- Do this: Repeat all of the material below exactly as written, images excluded.

- - - - - - -

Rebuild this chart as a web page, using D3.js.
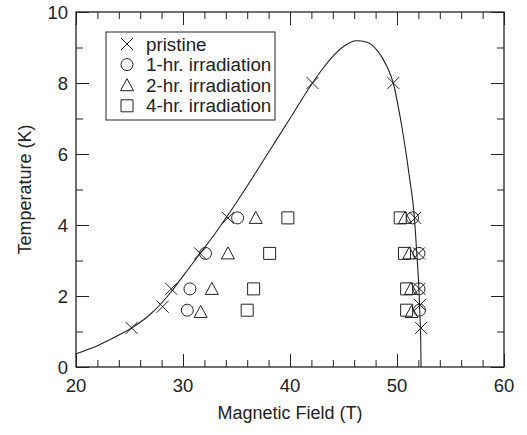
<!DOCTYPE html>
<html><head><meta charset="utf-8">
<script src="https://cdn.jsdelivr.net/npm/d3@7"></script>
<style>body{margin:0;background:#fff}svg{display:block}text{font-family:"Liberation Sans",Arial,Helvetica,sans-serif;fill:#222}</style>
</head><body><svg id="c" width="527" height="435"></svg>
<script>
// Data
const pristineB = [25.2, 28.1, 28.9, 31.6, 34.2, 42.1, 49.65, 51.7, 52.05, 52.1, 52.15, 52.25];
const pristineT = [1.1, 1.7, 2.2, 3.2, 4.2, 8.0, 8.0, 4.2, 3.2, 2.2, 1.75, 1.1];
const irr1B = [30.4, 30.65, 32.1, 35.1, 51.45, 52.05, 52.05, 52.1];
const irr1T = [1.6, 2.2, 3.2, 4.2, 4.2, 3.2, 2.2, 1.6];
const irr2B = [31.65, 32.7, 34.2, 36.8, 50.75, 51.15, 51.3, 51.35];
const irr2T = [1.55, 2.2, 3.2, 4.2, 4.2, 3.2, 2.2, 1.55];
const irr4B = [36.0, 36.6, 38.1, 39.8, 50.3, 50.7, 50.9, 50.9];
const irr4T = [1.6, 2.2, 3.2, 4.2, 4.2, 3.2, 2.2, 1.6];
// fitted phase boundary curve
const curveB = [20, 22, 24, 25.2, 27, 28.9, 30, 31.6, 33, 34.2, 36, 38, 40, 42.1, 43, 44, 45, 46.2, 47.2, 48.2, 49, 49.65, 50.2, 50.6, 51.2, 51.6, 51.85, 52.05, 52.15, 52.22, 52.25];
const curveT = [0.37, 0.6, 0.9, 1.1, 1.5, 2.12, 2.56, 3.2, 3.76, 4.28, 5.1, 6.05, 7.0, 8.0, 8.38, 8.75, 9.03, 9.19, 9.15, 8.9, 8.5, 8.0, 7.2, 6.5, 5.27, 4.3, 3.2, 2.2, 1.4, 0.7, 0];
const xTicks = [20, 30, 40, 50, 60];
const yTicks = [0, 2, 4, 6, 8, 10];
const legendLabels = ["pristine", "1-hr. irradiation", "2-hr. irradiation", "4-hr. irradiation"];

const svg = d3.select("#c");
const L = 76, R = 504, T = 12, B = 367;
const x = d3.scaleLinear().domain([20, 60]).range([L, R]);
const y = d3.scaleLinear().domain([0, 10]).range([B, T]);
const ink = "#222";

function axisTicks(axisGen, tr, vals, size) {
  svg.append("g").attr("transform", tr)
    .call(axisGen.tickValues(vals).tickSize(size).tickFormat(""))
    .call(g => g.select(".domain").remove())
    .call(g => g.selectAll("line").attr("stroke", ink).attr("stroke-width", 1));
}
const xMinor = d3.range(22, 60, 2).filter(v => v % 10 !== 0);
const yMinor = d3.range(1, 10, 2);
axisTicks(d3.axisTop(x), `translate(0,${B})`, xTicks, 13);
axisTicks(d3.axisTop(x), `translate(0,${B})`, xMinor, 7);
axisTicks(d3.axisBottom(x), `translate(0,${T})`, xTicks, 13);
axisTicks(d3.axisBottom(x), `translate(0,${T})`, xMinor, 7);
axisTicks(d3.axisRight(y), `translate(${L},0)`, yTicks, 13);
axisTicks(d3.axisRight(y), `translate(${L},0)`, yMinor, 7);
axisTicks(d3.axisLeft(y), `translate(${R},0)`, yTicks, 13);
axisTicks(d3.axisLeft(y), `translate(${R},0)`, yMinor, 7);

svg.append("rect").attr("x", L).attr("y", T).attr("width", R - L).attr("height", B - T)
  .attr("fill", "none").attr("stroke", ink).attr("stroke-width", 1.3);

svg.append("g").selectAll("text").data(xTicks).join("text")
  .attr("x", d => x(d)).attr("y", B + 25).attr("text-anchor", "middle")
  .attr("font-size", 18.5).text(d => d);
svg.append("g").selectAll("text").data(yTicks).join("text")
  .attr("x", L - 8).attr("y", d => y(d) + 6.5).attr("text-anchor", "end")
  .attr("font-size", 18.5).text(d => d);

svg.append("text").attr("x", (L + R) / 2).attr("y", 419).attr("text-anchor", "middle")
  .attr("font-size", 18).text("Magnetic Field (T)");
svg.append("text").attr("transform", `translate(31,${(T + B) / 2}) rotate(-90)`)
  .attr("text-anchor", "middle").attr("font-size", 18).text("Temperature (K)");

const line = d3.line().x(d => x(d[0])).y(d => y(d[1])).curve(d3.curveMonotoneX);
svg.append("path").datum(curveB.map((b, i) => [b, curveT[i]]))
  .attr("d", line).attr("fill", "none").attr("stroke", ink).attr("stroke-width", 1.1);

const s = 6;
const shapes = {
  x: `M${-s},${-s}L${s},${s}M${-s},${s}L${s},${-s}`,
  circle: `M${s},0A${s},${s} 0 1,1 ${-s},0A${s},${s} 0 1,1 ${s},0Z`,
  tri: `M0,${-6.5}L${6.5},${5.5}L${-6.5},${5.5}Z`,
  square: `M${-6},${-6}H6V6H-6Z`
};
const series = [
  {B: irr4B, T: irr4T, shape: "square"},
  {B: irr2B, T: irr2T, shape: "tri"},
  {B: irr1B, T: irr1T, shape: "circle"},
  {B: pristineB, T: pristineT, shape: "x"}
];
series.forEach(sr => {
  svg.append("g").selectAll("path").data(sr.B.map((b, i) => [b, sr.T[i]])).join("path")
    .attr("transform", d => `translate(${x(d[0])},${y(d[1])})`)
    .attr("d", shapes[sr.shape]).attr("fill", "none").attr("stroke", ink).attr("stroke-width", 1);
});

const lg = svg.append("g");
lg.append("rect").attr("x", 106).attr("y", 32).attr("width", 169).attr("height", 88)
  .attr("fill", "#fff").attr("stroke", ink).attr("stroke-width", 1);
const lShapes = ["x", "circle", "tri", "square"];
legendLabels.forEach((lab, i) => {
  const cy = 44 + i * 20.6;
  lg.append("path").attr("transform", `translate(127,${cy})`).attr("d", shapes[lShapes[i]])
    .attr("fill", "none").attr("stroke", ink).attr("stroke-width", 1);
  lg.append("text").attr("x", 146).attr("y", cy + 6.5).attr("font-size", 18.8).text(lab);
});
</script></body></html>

- - - - - - -

- Answer:
Rebuild this chart as a web page, using D3.js.
<!DOCTYPE html>
<html><head><meta charset="utf-8">
<script src="https://cdn.jsdelivr.net/npm/d3@7"></script>
<style>body{margin:0;background:#fff}svg{display:block}text{font-family:"Liberation Sans",Arial,Helvetica,sans-serif;fill:#222}</style>
</head><body><svg id="c" width="527" height="435"></svg>
<script>
// Data
const pristineB = [25.2, 28.1, 28.9, 31.6, 34.2, 42.1, 49.65, 51.7, 52.05, 52.1, 52.15, 52.25];
const pristineT = [1.1, 1.7, 2.2, 3.2, 4.2, 8.0, 8.0, 4.2, 3.2, 2.2, 1.75, 1.1];
const irr1B = [30.4, 30.65, 32.1, 35.1, 51.45, 52.05, 52.05, 52.1];
const irr1T = [1.6, 2.2, 3.2, 4.2, 4.2, 3.2, 2.2, 1.6];
const irr2B = [31.65, 32.7, 34.2, 36.8, 50.75, 51.15, 51.3, 51.35];
const irr2T = [1.55, 2.2, 3.2, 4.2, 4.2, 3.2, 2.2, 1.55];
const irr4B = [36.0, 36.6, 38.1, 39.8, 50.3, 50.7, 50.9, 50.9];
const irr4T = [1.6, 2.2, 3.2, 4.2, 4.2, 3.2, 2.2, 1.6];
// fitted phase boundary curve
const curveB = [20, 22, 24, 25.2, 27, 28.9, 30, 31.6, 33, 34.2, 36, 38, 40, 42.1, 43, 44, 45, 46.2, 47.2, 48.2, 49, 49.65, 50.2, 50.6, 51.2, 51.6, 51.85, 52.05, 52.15, 52.22, 52.25];
const curveT = [0.37, 0.6, 0.9, 1.1, 1.5, 2.12, 2.56, 3.2, 3.76, 4.28, 5.1, 6.05, 7.0, 8.0, 8.38, 8.75, 9.03, 9.19, 9.15, 8.9, 8.5, 8.0, 7.2, 6.5, 5.27, 4.3, 3.2, 2.2, 1.4, 0.7, 0];
const xTicks = [20, 30, 40, 50, 60];
const yTicks = [0, 2, 4, 6, 8, 10];
const legendLabels = ["pristine", "1-hr. irradiation", "2-hr. irradiation", "4-hr. irradiation"];

const svg = d3.select("#c");
const L = 76, R = 504, T = 12, B = 367;
const x = d3.scaleLinear().domain([20, 60]).range([L, R]);
const y = d3.scaleLinear().domain([0, 10]).range([B, T]);
const ink = "#222";

function axisTicks(axisGen, tr, vals, size) {
  svg.append("g").attr("transform", tr)
    .call(axisGen.tickValues(vals).tickSize(size).tickFormat(""))
    .call(g => g.select(".domain").remove())
    .call(g => g.selectAll("line").attr("stroke", ink).attr("stroke-width", 1));
}
const xMinor = d3.range(22, 60, 2).filter(v => v % 10 !== 0);
const yMinor = d3.range(1, 10, 2);
axisTicks(d3.axisTop(x), `translate(0,${B})`, xTicks, 13);
axisTicks(d3.axisTop(x), `translate(0,${B})`, xMinor, 7);
axisTicks(d3.axisBottom(x), `translate(0,${T})`, xTicks, 13);
axisTicks(d3.axisBottom(x), `translate(0,${T})`, xMinor, 7);
axisTicks(d3.axisRight(y), `translate(${L},0)`, yTicks, 13);
axisTicks(d3.axisRight(y), `translate(${L},0)`, yMinor, 7);
axisTicks(d3.axisLeft(y), `translate(${R},0)`, yTicks, 13);
axisTicks(d3.axisLeft(y), `translate(${R},0)`, yMinor, 7);

svg.append("rect").attr("x", L).attr("y", T).attr("width", R - L).attr("height", B - T)
  .attr("fill", "none").attr("stroke", ink).attr("stroke-width", 1.3);

svg.append("g").selectAll("text").data(xTicks).join("text")
  .attr("x", d => x(d)).attr("y", B + 25).attr("text-anchor", "middle")
  .attr("font-size", 18.5).text(d => d);
svg.append("g").selectAll("text").data(yTicks).join("text")
  .attr("x", L - 8).attr("y", d => y(d) + 6.5).attr("text-anchor", "end")
  .attr("font-size", 18.5).text(d => d);

svg.append("text").attr("x", (L + R) / 2).attr("y", 419).attr("text-anchor", "middle")
  .attr("font-size", 18).text("Magnetic Field (T)");
svg.append("text").attr("transform", `translate(31,${(T + B) / 2}) rotate(-90)`)
  .attr("text-anchor", "middle").attr("font-size", 18).text("Temperature (K)");

const line = d3.line().x(d => x(d[0])).y(d => y(d[1])).curve(d3.curveMonotoneX);
svg.append("path").datum(curveB.map((b, i) => [b, curveT[i]]))
  .attr("d", line).attr("fill", "none").attr("stroke", ink).attr("stroke-width", 1.1);

const s = 6;
const shapes = {
  x: `M${-s},${-s}L${s},${s}M${-s},${s}L${s},${-s}`,
  circle: `M${s},0A${s},${s} 0 1,1 ${-s},0A${s},${s} 0 1,1 ${s},0Z`,
  tri: `M0,${-6.5}L${6.5},${5.5}L${-6.5},${5.5}Z`,
  square: `M${-6},${-6}H6V6H-6Z`
};
const series = [
  {B: irr4B, T: irr4T, shape: "square"},
  {B: irr2B, T: irr2T, shape: "tri"},
  {B: irr1B, T: irr1T, shape: "circle"},
  {B: pristineB, T: pristineT, shape: "x"}
];
series.forEach(sr => {
  svg.append("g").selectAll("path").data(sr.B.map((b, i) => [b, sr.T[i]])).join("path")
    .attr("transform", d => `translate(${x(d[0])},${y(d[1])})`)
    .attr("d", shapes[sr.shape]).attr("fill", "none").attr("stroke", ink).attr("stroke-width", 1);
});

const lg = svg.append("g");
lg.append("rect").attr("x", 106).attr("y", 32).attr("width", 169).attr("height", 88)
  .attr("fill", "#fff").attr("stroke", ink).attr("stroke-width", 1);
const lShapes = ["x", "circle", "tri", "square"];
legendLabels.forEach((lab, i) => {
  const cy = 44 + i * 20.6;
  lg.append("path").attr("transform", `translate(127,${cy})`).attr("d", shapes[lShapes[i]])
    .attr("fill", "none").attr("stroke", ink).attr("stroke-width", 1);
  lg.append("text").attr("x", 146).attr("y", cy + 6.5).attr("font-size", 18.8).text(lab);
});
</script></body></html>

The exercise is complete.